With "No Higher Honor," Condoleezza Rice has written an exhaustive brief to acquit herself before the bar of history, which she hopes will be more forgiving than the caustic judgments of the present. Her power stemmed from the bond that runs through her book: the close, even adulatory relationship with George W. Bush, which prompted jealousy and derision from Donald Rumsfeld and Dick Cheney.

Rice is terse about what drew her to Bush: "I liked him. He was funny and irreverent but serious about policy." The attraction was his moral certainty. Intellectuals may have mocked his impatience with nuance, but she saw that as standing for principle. "It was what I loved about George W. Bush as president," she writes. "What was right mattered."

Yet this very clarity and impatience set the stage for the administration's most reviled decisions, the ones she has written this book to defend. To plot a new course for a Bush presidency even before the election, she had assembled a group that called itself the Vulcans. They were drawn largely from colleagues in the previous Bush administration and had witnessed the end of the Cold War. But this eurocentric lens arguably blinded her to problems the second President Bush would have to confront, like the different dynamics of the Arab world.

The starting point for the new administration was unilateralism, and evidence for its new course came early in the first term, when the White House rejected the Kyoto environmental protocol in a way Rice acknowledges was too high-handed and combative. "Mr President," she said, "this is going to color your foreign policy from the outset, and that's a problem."

And in the urgency that followed the attacks of 9/11, the conviction that the US could not wait for slow-motion coalition-building hardened into pre-emptive action. The book's few vivid scenes are largely of those early, fearful days: Rice looking at herself in the mirror and asking what she had missed before 9/11 or waiting to see if top officials had been exposed to deadly botulism. "I was shaken to my core," she writes. The one and only time she raised her voice to Bush, she reports, is when she told him it wasn't safe to return to Washington.

Her defense of detention and interrogation is unconvincing; she does not grapple with the violations of civil liberties or the blow to American values, clinging instead to legal technicalities and the argument that the measures saved lives. Of the military tribunals, she maintains that she and other top national security officials weren't shown the order the president signed authorizing them.
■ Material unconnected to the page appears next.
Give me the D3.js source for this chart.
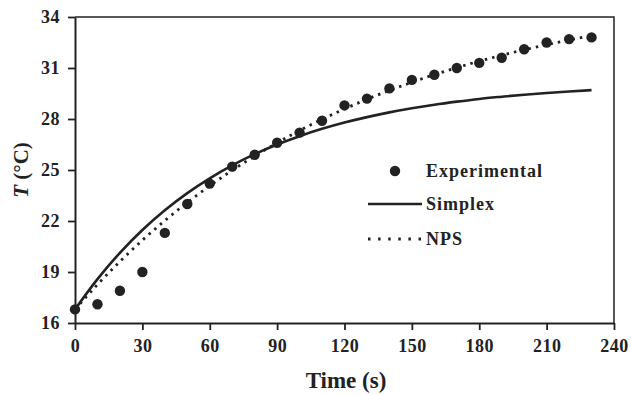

In 2006, the Supreme Court ruled the tribunals unconstitutional.

Above all, Rice wrestles with Iraq. Stung by the charges that the administration lied about Saddam Hussein's weapons of mass destruction, she says, "It is hard for many people now, knowing what subsequently occurred, to appreciate how compelling the overall intelligence case against Saddam appeared to be."

"No Higher Honor" shows us two Condoleezza Rices: one, the impatient unilateralist who was national security adviser; the other, the born-again diplomat who, as secretary of state, worked to repair some of the damage that had been done to American credibility by its unilateralism.